Here we have Owls Head Lighthouse, which is just at the entrance of Rockland Harbour in Maine, America. It is surrounded by land which is now a State Park, and so protected. The lighthouse is not named Owls Head because of its shape, but because it stands on a peninsula which resembles one.
It was built in 1852, and shortly after that a little house was built to form a home for the lighthouse keeper. This is now a museum. However his electricity supply seems to have been sporadic until 1895 when a generator was supplied him.
The lighthouse was restored in 2010 and repainted, and it is much written that today it looks much as it did when it was originally built in 1852. However this is not strictly true, as the 1852 structure was a rebuild; there was an earlier structure, built in 1825 by Jeremiah Berry and Green & Foster, as a thirty feet tall tapering cylinder of brick. I have not been able to find out what happened to this, whether it was demolished either partially or completely by storm, or whether it was just changed a bit into the structure on this card.
We do know that this lighthouse also appears in the American Tobacco Company`s "Hassan" branded "Lighthouse Series" a set of fifty large unnumbered cards known as T.77. And maybe on other sets that I do not know about.
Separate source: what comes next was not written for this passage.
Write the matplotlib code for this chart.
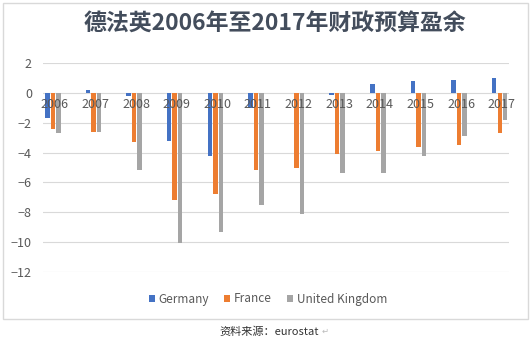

In our original World Tobacco Issues Index our set is described as :
LIGHTHOUSES (A) Lg. Die-cut to shape. Unnd. (25) "Honest Long Cut" brand issue. See ABC/119. Ref. USA/119.a ... D76-29
It is very slightly different in our updated version of this work, reading :
LIGHTHOUSES (A) Lg. Die-cut to shape. Backs in blue. Unnd. (25) "Honest Long Cut" brand issue. Ref. USA/119.a ... D900-270
Now if we go to that USA/119, which refers to Jefferson Burdick`s American Card Catalogue, the set is described, with a twist, as
119 - Lighthouses (25) die-cut to shape.
(a) Duke issue (b) Gail & Ax issue.
He makes no differentiation between the two as far as value though, giving just one price, of 40 cents a card.
As I still have a smidgeon of time, lets squeeze in a small note about the G.W. Gail and Ax version. Now they were taken over by American Tobacco in 1891 but we know that this set, and several others, were prepared before this date, and it seems that these cards were issued in 1890. The entry for them in our World Tobacco Issue Indexes reads much the same as the Duke entry, namely: "LIGHTHOUSES (A) Lg. Die-cut to shape. Unnd. (25) Ref. USA/119.b ... G040-450". The odd thing, though, is that there is no cross reference to the Duke issues from here, and vice versa, save the fact that there is a 119.a and a 119.b.
I have not seen a Gail & Ax version of this card, but the few I have seen are very similar regarding the reverse text, which is again only text, reading "SMOKE AND CHEW / G. W. GAIL & AX`S / NAVY" plus a diamond shaped logo with a big "G", and the words "TRADE" "MARK" along the rising edges of the bottom.
They were also printed by The Giles Company.